Je me dis ça, tandis que je contemple la manière dont le pluriel se brise et s'étiole, en Afrique, à remonter du Sud vers le Nord.
Du compliqué-intriqué-lié vers l'Un.
Du Sud multiple, résolu autant à la pénombre qu'au plein soleil, autant au caché qu'au dansé sur la place du village.
Au Nord : de L'Un obsédé, l'Un volontaire, l'Un fabriqué.
Passé la barrière des forêts, il faut passer la barrière des Sahels, des ténérés.
Ici, encore un peu, encore couvé avec prudence et jalousie, il y a le multiple, qui est le gage du singulier, qui est le rempart contre l'enlisement de l'Un, cette unité mortifère, fausse amie. Sous le Coran, malgré lui, dissimulé de lui : l'art gnawa, l'art de convoquer tamasheq La noire connaissance dans la nomade pratique, la compréhension des djinn que le Prophète aura eu beau tenter d'annexer à sa Lecture, ces convocations ne lui appartiennent pas et lui échappent, à lui et son Dieu.
Peu à peu, à mesure qu'on monte au nord, le pluriel s'épuise, il en devient diaphane, et lambeaux. Et s'il persiste, c'est dans des gestes interdits que font les femmes à la nuit échue, des rempailleurs de chaises, des charmeurs de serpents - tisse, tisse. Le multiple s'épuise passé le Sahara et le singulier tombe - car le singulier est promis par le multiple - et tous deux balayés par le vent d'Est, Islam conquérant tout-unifiant (fond, balaye !), et du par-delà de la mer, le colonialisme tout-effaçant, tout-méprisant, tout-vitrifiant de la transparence de la vitre sans plus de secret (écrase ! dévoile ! arrache : le voile !).
C'est tout juste si dans le Couchant (Maghreb) on sait encore dire des choses, de nuit, danser des choses, de nuit, chanter et mettre des gestes sur ses chants, de nuit, pour qu'il y ait encore du pluriel : et du singulier.
Conjugués, christianisme et islam s'entendent assez à unifier, c'est à dire annihiler, c'est à dire à ce qu'il n'existe plus rien du tout.

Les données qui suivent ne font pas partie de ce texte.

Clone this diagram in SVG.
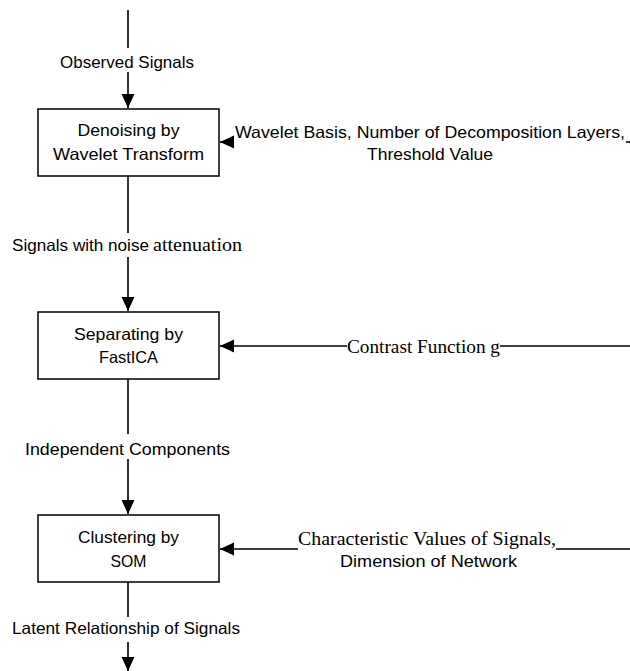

Parce que Un, c'est rien. De la pauvre paille d'un blé unique qu'on donnera à manger aux bêtes, venu l'hiver, en place du foin de mille fleurs.
Je dis aussi le judaïsme qui le premier remplaça le pluriel Elohim, "les anges, les esprits", par l'Un imprononçable, Yahvé, colère et meurtre, destruction et jalousie, soumissions. Maître du rien.
Un c'est rien, Un c'est tout ravalé à la colère imbécile du Dieu, qui ne peut pas être celui qui a créé, puisque furent créées les innombrables. (Les Gnostiques pensent qu'il fut un Démiurge mauvais et qui mentit et qui tout pollua de son exigence d'obéissance, et d'avoir fait que le multiple devint Mal).
Vinrent ensuite, tout de suite, ses prêtres pour qui tout doit être vu et visible, su et connaissable, connu et aussitôt puni-punissable. L'Un, l'unité, sperme sec, rien, des lits froids et un seul livre sur la table de nuit.
Rien.
Un c'est rien, Un c'est plus rien, c'est disparition, c'est épuisement, c'est évanouissement, c'est la moquerie et le mépris du prêtre pour la racine chevelue, les corps attachés par leurs sexes, l’œil sans malice des enfants, les tours et détours des rivières qu'il faut : rendre droites !
Les Gnostiques avaient sûrement raison, c'est bien le Dieu Un qui épuise le monde où il n'y aurait plus de ronciers, de chemins creux, de gestes de superstitions au moment de poser le pied en forêt, petite nourriture offerte au creux d'un arbre, de regard détourné pour ne pas croiser celui du djinn, de l'esprit, de Corbeau... n'importe.
Un monde de lignes droites et de voisinages orthonormés américains avec mall et four auto-nettoyant, un même songe où il n'y a ni lianes, ni racines, ni l'eau noire et féconde pour baigner tout ça.